Décision n° 2014-450 QPC du 27 février 2015 – M. Pierre T. et autre [Sanctions disciplinaires des militaires – Arrêts simples]

Le Conseil constitutionnel a été saisi le 18 décembre 2014 par le Conseil d’État d’une question prioritaire de constitutionnalité posée par M. Pierre T. et un autre requérant. Cette question était relative à la conformité aux droits et libertés que la Constitution garantit du e) du 1° de l’article L. 4137-2 du code de la défense.

Le e) du 1° de l’article L. 4137-2 du code de la défense prévoit, parmi les sanctions applicables aux militaires, celle des arrêts. Le Conseil constitutionnel a jugé cette disposition conforme à la Constitution.

D’une part, le Conseil constitutionnel a relevé que cette disposition n’institue pas une sanction disciplinaire entraînant une privation de liberté. Dès lors, le grief tiré de ce que le législateur aurait insuffisamment encadré les modalités d’exécution d’une sanction qui affecte la liberté individuelle est inopérant.

D’autre part, l’article L. 311-13 du code de justice militaire limite à soixante jours la durée maximale de la sanction des arrêts. L’article L. 4737-1 du même code institue les garanties procédurales applicables lorsqu’une procédure de sanction est engagée.

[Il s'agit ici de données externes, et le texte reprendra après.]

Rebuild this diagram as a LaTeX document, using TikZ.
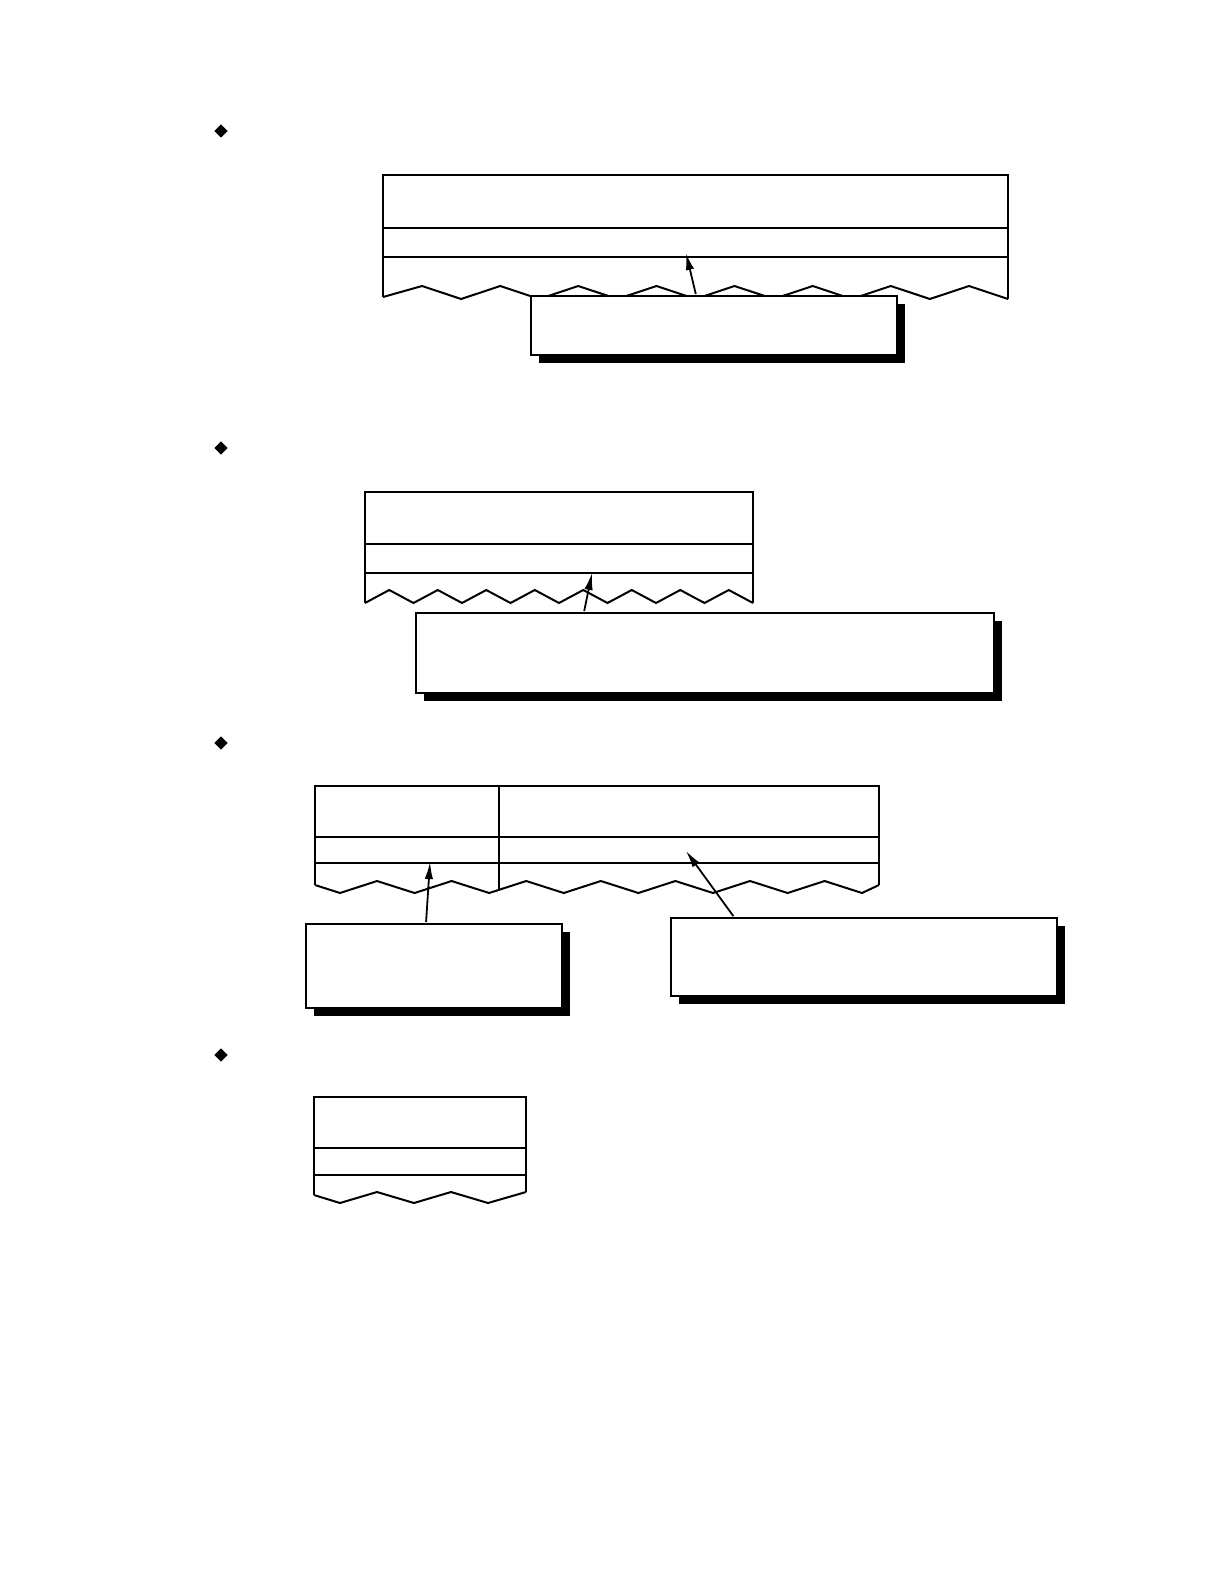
\documentclass[tikz,border=0pt]{standalone}
\usetikzlibrary{shapes.geometric,arrows.meta,shadows}
\tikzset{
  sheet/.style={x=0.5pt,y=-0.5pt,line width=1pt,line join=miter},
  bullet/.style={diamond,fill=black,inner sep=0pt,minimum size=7pt},
  callout/.style={draw,fill=white,line width=1pt,anchor=north west,inner sep=0pt,
    drop shadow={shadow xshift=3.8pt,shadow yshift=-3.8pt,fill=black,opacity=1}},
  pointer/.style={-{Latex[length=8.5pt,width=4.2pt]},line width=0.9pt,shorten <=0.5pt}
}
\begin{document}
\begin{tikzpicture}[sheet]
  \useasboundingbox (0,0) rectangle (1224,1584);
  % bullets
  \node[bullet] (d1) at (221,131) {};
  \node[bullet] (d2) at (221,448) {};
  \node[bullet] (d3) at (221,743) {};
  \node[bullet] (d4) at (221,1055) {};

  % first record
  \def\xa{383}\def\xb{1008}\def\w{78.125}
  \draw (\xa,297) -- (\xa,175) -- (\xb,175) -- (\xb,299);
  \draw (\xa,228) -- (\xb,228);
  \draw (\xa,257) -- (\xb,257);
  \draw (\xa,297) \foreach \i in {1,...,8} { -- ({\xa+(\i-0.5)*\w},286) -- ({\xa+\i*\w},299) };
  \coordinate (t1) at (686,253);
  \node[callout,minimum width=183pt,minimum height=29.5pt] (c1) at (530,295) {};
  \draw[pointer] (c1.north west) ++(166,0) coordinate (s1) (s1) -- (t1);

  % second record
  \def\xa{365}\def\xb{753}\def\w{48.5}
  \draw (\xa,603) -- (\xa,492) -- (\xb,492) -- (\xb,603);
  \draw (\xa,544) -- (\xb,544);
  \draw (\xa,573) -- (\xb,573);
  \draw (\xa,603) \foreach \i in {1,...,8} { -- ({\xa+(\i-0.5)*\w},590) -- ({\xa+\i*\w},603) };
  \coordinate (t2) at (592,573);
  \node[callout,minimum width=289pt,minimum height=40pt] (c2) at (415,612) {};
  \draw[pointer] (c2.north west) ++(169,0) coordinate (s2) (s2) -- (t2);

  % third record
  \def\xa{315}\def\xb{879}\def\w{74.6}
  \draw (\xa,885) -- (\xa,786) -- (\xb,786) -- (\xb,885);
  \draw (\xa,837) -- (\xb,837);
  \draw (\xa,863) -- (\xb,863);
  \draw (499,786) -- (499,890);
  \draw (\xa,885) \foreach \i in {0,...,6} { -- ({340+\i*\w},893) -- ({377+\i*\w},881) } -- (862,893) -- (\xb,885);
  \coordinate (t3) at (430,862);
  \coordinate (t4) at (686,851);
  \node[callout,minimum width=128pt,minimum height=42pt] (c3) at (305,923) {};
  \node[callout,minimum width=193pt,minimum height=39pt] (c4) at (670,917) {};
  \draw[pointer] (c3.north west) ++(121,0) coordinate (s3) (s3) -- (t3);
  \draw[pointer] (c4.north west) ++(64,0) coordinate (s4) (s4) -- (t4);

  % fourth record
  \def\xa{314}\def\xb{526}\def\w{74}
  \draw (\xa,1195) -- (\xa,1097) -- (\xb,1097) -- (\xb,1192);
  \draw (\xa,1148) -- (\xb,1148);
  \draw (\xa,1175) -- (\xb,1175);
  \draw (\xa,1195) \foreach \i in {0,1} { -- ({340+\i*\w},1203) -- ({377+\i*\w},1192) } -- (488,1203) -- (\xb,1192);
\end{tikzpicture}
\end{document}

Le Conseil a jugé que, compte tenu des obligations particulières attachées à l’état militaire et des restrictions à l’exercice de la liberté d’aller et de venir qui en résultent, le législateur n’a pas méconnu l’étendue de sa compétence en prévoyant, au e) du 1° de l’article L. 4137-2 du code de la défense, la sanction des arrêts parmi les sanctions disciplinaires applicables aux militaires, sans en définir plus précisément les modalités d’application.